Je devais avoir à peu près 18 ans, toujours sur mon île, quand Any, la mère de l’un de mes meilleurs amis d’enfance, m’a donné une séance d’initiation au yoga. Il s’agissait d’apprendre (réapprendre) à respirer par le ventre, à ralentir son rythme cardiaque par la respiration, à visualiser mentalement les muscles du corps et leur intimer de se mettre au repos. Ce fut une révélation. Par la suite je me suis beaucoup servi de ses conseils pour m’aider à plonger ou... pour trouver le sommeil.
Les bébés respirent par le ventre. Ils sont la plupart du temps très détendus. Les adultes respirent par la cage thoracique et sont souvent tendus, stressés. La respiration par le ventre apaise, ralentit le rythme de la respiration et peut aussi jouer sur celui du coeur. L’utilisation des deux techniques est un atout pour le plongeur en apnée.
Il faut bien remonter...
Après la descente vient la remontée.

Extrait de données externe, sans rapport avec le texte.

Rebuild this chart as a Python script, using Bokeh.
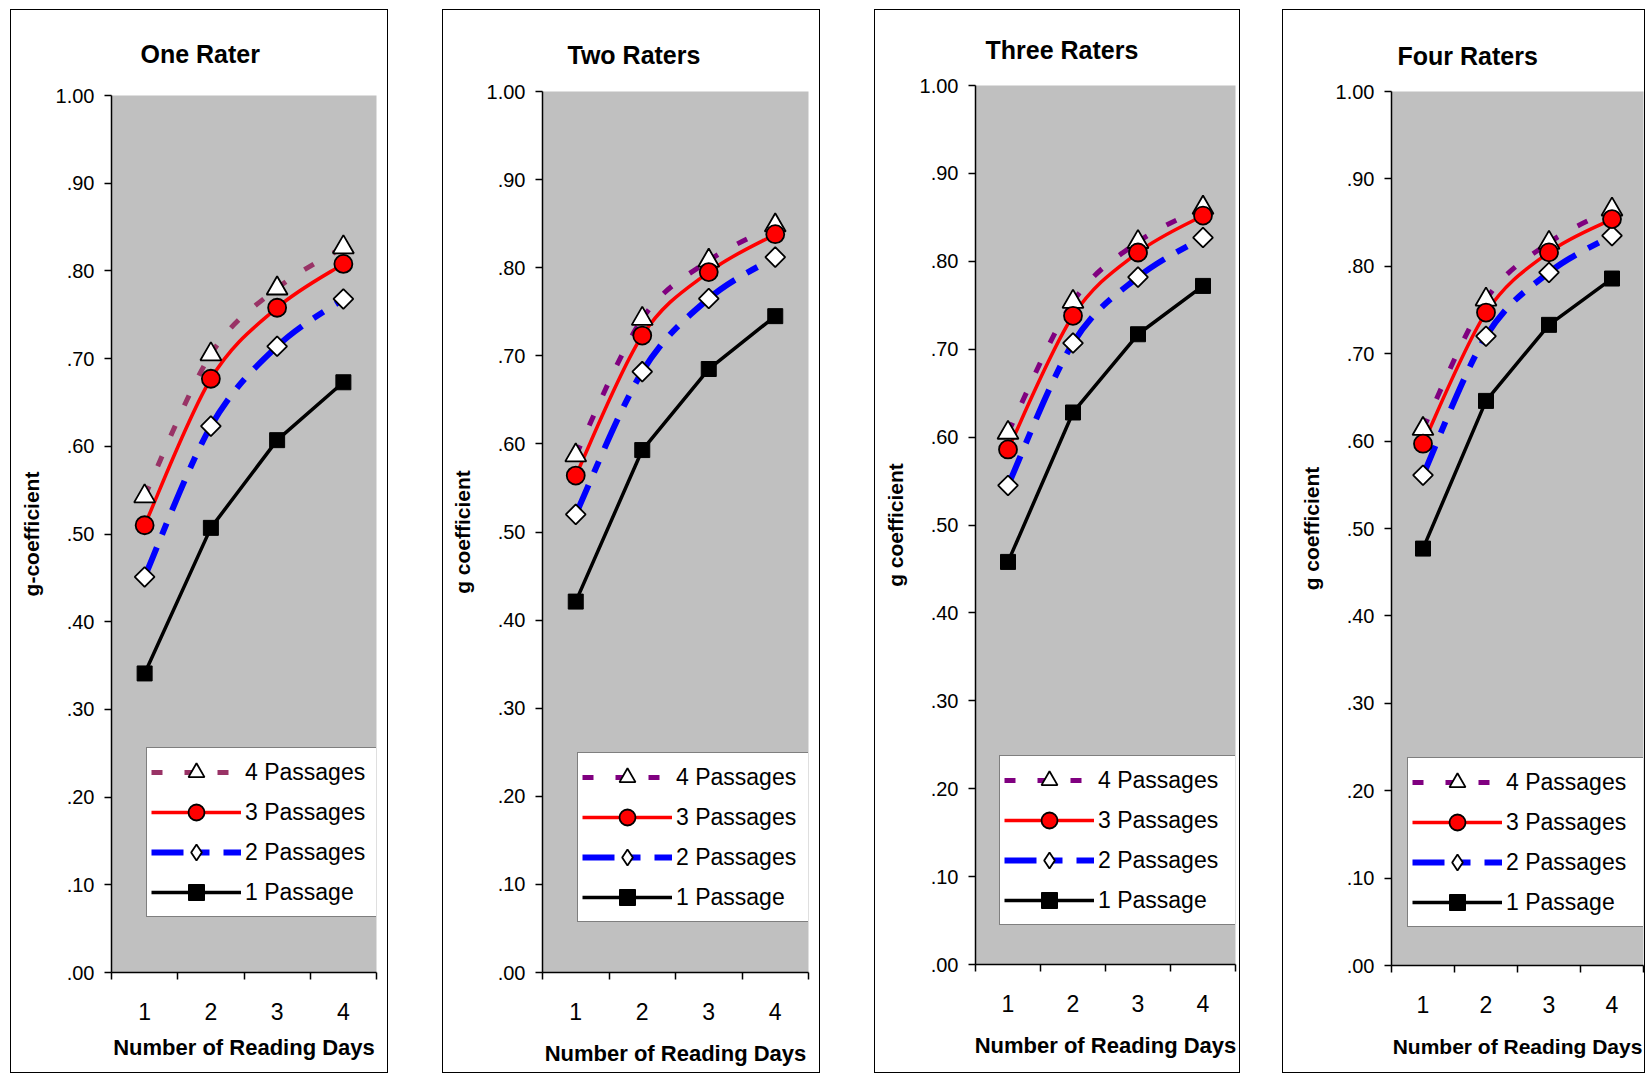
import numpy as np
from bokeh.plotting import figure
from bokeh.models import (FixedTicker, Range1d, Legend, LegendItem,
                          CustomJSTickFormatter, ColumnDataSource)
from bokeh.embed import file_html
from bokeh.resources import INLINE

# ------------------------------------------------------------------ data
days = [1, 2, 3, 4]
y_ticks = [0.0, 0.1, 0.2, 0.3, 0.4, 0.5, 0.6, 0.7, 0.8, 0.9, 1.0]
panel_titles = ["One Rater", "Two Raters", "Three Raters", "Four Raters"]
y_titles = ["g-coefficient", "g coefficient", "g coefficient", "g coefficient"]
x_title = "Number of Reading Days"
series_labels = ["4 Passages", "3 Passages", "2 Passages", "1 Passage"]

one_rater_4p = [0.543, 0.705, 0.780, 0.827]
one_rater_3p = [0.510, 0.677, 0.758, 0.808]
one_rater_2p = [0.451, 0.623, 0.714, 0.768]
one_rater_1p = [0.341, 0.507, 0.607, 0.673]

two_raters_4p = [0.587, 0.742, 0.808, 0.848]
two_raters_3p = [0.564, 0.723, 0.795, 0.838]
two_raters_2p = [0.520, 0.682, 0.765, 0.812]
two_raters_1p = [0.421, 0.593, 0.685, 0.745]

three_raters_4p = [0.605, 0.754, 0.822, 0.861]
three_raters_3p = [0.586, 0.738, 0.810, 0.852]
three_raters_2p = [0.545, 0.707, 0.782, 0.827]
three_raters_1p = [0.458, 0.628, 0.717, 0.772]

four_raters_4p = [0.614, 0.762, 0.827, 0.865]
four_raters_3p = [0.597, 0.747, 0.816, 0.854]
four_raters_2p = [0.561, 0.720, 0.793, 0.835]
four_raters_1p = [0.477, 0.646, 0.733, 0.786]

panel_series = [
    [one_rater_4p, one_rater_3p, one_rater_2p, one_rater_1p],
    [two_raters_4p, two_raters_3p, two_raters_2p, two_raters_1p],
    [three_raters_4p, three_raters_3p, three_raters_2p, three_raters_1p],
    [four_raters_4p, four_raters_3p, four_raters_2p, four_raters_1p],
]

# ------------------------------------------------------------------ styles
FONT = "Liberation Sans"
GREY = "#C0C0C0"
purple_colors = ["#993366", "#800080", "#800080", "#800080"]

# per panel layout in page pixels
geom = [
    dict(left=11, w=376, bl=100, br=11, bt=85, bb=100, toff=29, tso=53,
         xso=12, xfs="22px", leg=(35, 55), lw=127),
    dict(left=443, w=376, bl=99, br=11, bt=81, bb=100, toff=25, tso=44,
         xso=18, xfs="22px", leg=(35, 50), lw=128),
    dict(left=875, w=364, bl=100, br=4, bt=75, bb=108, toff=10, tso=41,
         xso=18, xfs="22px", leg=(24, 39), lw=133),
    dict(left=1283, w=361, bl=108, br=1, bt=81, bb=107, toff=6, tso=42,
         xso=19, xfs="21px", leg=(16, 38), lw=133),
]
TOP = 10
H = 1062


def bezier_source(xs, ys):
    x = np.asarray(xs, float)
    y = np.asarray(ys, float)
    n = len(x)
    xp = np.concatenate([[x[0]], x, [x[-1]]])
    yp = np.concatenate([[y[0]], y, [y[-1]]])
    k = 1.0 / 6.0
    return ColumnDataSource(dict(
        x0=x[:-1], y0=y[:-1], x1=x[1:], y1=y[1:],
        cx0=x[:-1] + (x[1:] - xp[0:n - 1]) * k,
        cy0=y[:-1] + (y[1:] - yp[0:n - 1]) * k,
        cx1=x[1:] - (xp[3:n + 2] - x[:-1]) * k,
        cy1=y[1:] - (yp[3:n + 2] - y[:-1]) * k,
    ))


def make_panel(i):
    g = geom[i]
    p = figure(width=g["w"], height=H, x_range=Range1d(0.5, 4.5),
               y_range=Range1d(0, 1), output_backend="svg",
               toolbar_location=None,
               min_border_left=g["bl"], min_border_right=g["br"],
               min_border_top=g["bt"], min_border_bottom=g["bb"])
    p.margin = (0, 0, 0, 0)
    p.styles = {"position": "absolute", "left": f"{g['left']}px",
                "top": f"{TOP}px", "outline": "1.5px solid black",
                "outline-offset": "0px"}
    p.background_fill_color = GREY
    p.border_fill_color = "white"
    p.outline_line_color = None
    p.grid.visible = False

    # title
    p.title.text = panel_titles[i]
    p.title.align = "left"
    p.title.offset = g["toff"]
    p.title.vertical_align = "middle"
    p.title.standoff = g["tso"]
    p.title.text_font = FONT
    p.title.text_font_size = "25px"
    p.title.text_font_style = "bold"
    p.title.text_color = "black"

    # x axis
    xa = p.xaxis[0]
    boundaries = [d - 0.5 for d in days] + [days[-1] + 0.5]
    xa.ticker = FixedTicker(ticks=days, minor_ticks=boundaries)
    xa.major_tick_line_color = None
    xa.major_tick_out = 0
    xa.major_tick_in = 0
    xa.minor_tick_line_color = "black"
    xa.minor_tick_line_width = 1.5
    xa.minor_tick_out = 7
    xa.minor_tick_in = 0
    xa.axis_line_color = "black"
    xa.axis_line_width = 1.5
    xa.major_label_text_font = FONT
    xa.major_label_text_font_size = "23px"
    xa.major_label_text_color = "black"
    xa.major_label_standoff = 23
    xa.axis_label = x_title
    xa.axis_label_text_font = FONT
    xa.axis_label_text_font_size = g["xfs"]
    xa.axis_label_text_font_style = "bold"
    xa.axis_label_text_color = "black"
    xa.axis_label_standoff = g["xso"]

    # y axis
    ya = p.yaxis[0]
    ya.ticker = FixedTicker(ticks=y_ticks, minor_ticks=[])
    ya.formatter = CustomJSTickFormatter(code="return tick.toFixed(2).replace(/^0/, '');")
    ya.major_tick_line_color = "black"
    ya.major_tick_line_width = 1.5
    ya.major_tick_out = 7
    ya.major_tick_in = 0
    ya.minor_tick_line_color = None
    ya.axis_line_color = "black"
    ya.axis_line_width = 1.5
    ya.major_label_text_font = FONT
    ya.major_label_text_font_size = "20px"
    ya.major_label_text_color = "black"
    ya.major_label_standoff = 10
    ya.axis_label = y_titles[i]
    ya.axis_label_text_font = FONT
    ya.axis_label_text_font_size = "21px"
    ya.axis_label_text_font_style = "bold"
    ya.axis_label_text_color = "black"
    ya.axis_label_standoff = 10

    s4, s3, s2, s1 = panel_series[i]
    pc = purple_colors[i]

    # lines
    l4 = p.bezier(x0="x0", y0="y0", x1="x1", y1="y1", cx0="cx0", cy0="cy0",
                  cx1="cx1", cy1="cy1", source=bezier_source(days, s4),
                  line_color=pc, line_width=5, line_dash="11 22")
    l2 = p.bezier(x0="x0", y0="y0", x1="x1", y1="y1", cx0="cx0", cy0="cy0",
                  cx1="cx1", cy1="cy1", source=bezier_source(days, s2),
                  line_color="#0000FF", line_width=6, line_dash="32 14 12 14")
    l3 = p.bezier(x0="x0", y0="y0", x1="x1", y1="y1", cx0="cx0", cy0="cy0",
                  cx1="cx1", cy1="cy1", source=bezier_source(days, s3),
                  line_color="#FF0000", line_width=3.5)
    l1 = p.line(days, s1, line_color="black", line_width=3.5)

    # markers
    m4 = p.scatter(days, s4, marker="triangle", size=21, fill_color="white",
                   line_color="black", line_width=1.8)
    m2 = p.scatter(days, s2, marker="square", angle=np.pi / 4, size=14,
                   fill_color="white", line_color="black", line_width=1.8)
    m2_leg = p.scatter(days, s2, marker="diamond", size=0, fill_color="white",
                       line_color="black", line_width=1.8)
    m3 = p.scatter(days, s3, marker="circle", size=18, fill_color="#FF0000",
                   line_color="black", line_width=1.8)
    m1 = p.scatter(days, s1, marker="square", size=15, fill_color="black",
                   line_color="black", line_width=1)

    items = [
        LegendItem(label=series_labels[0], renderers=[l4, m4]),
        LegendItem(label=series_labels[1], renderers=[l3, m3]),
        LegendItem(label=series_labels[2], renderers=[l2, m2_leg]),
        LegendItem(label=series_labels[3], renderers=[l1, m1]),
    ]
    leg = Legend(items=items, location=g["leg"], orientation="vertical",
                 glyph_width=90, glyph_height=40, label_height=40,
                 label_width=g["lw"], label_standoff=4, spacing=0, padding=4,
                 margin=0, border_line_color="black", border_line_width=1.5,
                 background_fill_color="white", background_fill_alpha=1,
                 label_text_font=FONT, label_text_font_size="23px",
                 label_text_color="black")
    p.add_layout(leg)
    return p


panels = [make_panel(i) for i in range(4)]

open("out.html", "w").write(file_html(panels, INLINE))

Il se passe ici des choses intrigantes qui restent mystérieuses pour moi, même après toutes ces années de pratique. Par exemple, avant chaque plongée, je me mentalise pour « profiter » visuellement de ce que je vais voir en descendant, mais surtout en remontant. Or à chaque fois, une fois en haut, je me rends compte que j’ai comme des absences mémorielles. Je n’ai pas souvenir de l’ensemble de ma plongée. Juste des moments. Ces jeux avec les bulles, le moment où je ralentis ma remontée autour des 7 mètres, des rais de lumière… Ce sont des instants de grand bonheur. De plénitude. En tout cas pour moi.
J’ai bien entendu plongé ailleurs que dans les eaux de mon île méditerranéenne, en Corse, en Nouvelle-Calédonie, en Indonésie, mais cette pratique est pour moi profondément, intrinsèquement, liée à cette île. Je l’ai pratiquée avec de nombreux amis et principalement Alex et Igor, deux personnes avec lesquelles j’ai grandi. Quand je pense à la plongée en apnée, je vois leurs sourires. Ils sont là, en face de moi, debout, dans l’eau cristalline jusqu'à la taille, sur l’île d’en face, où nous allions camper.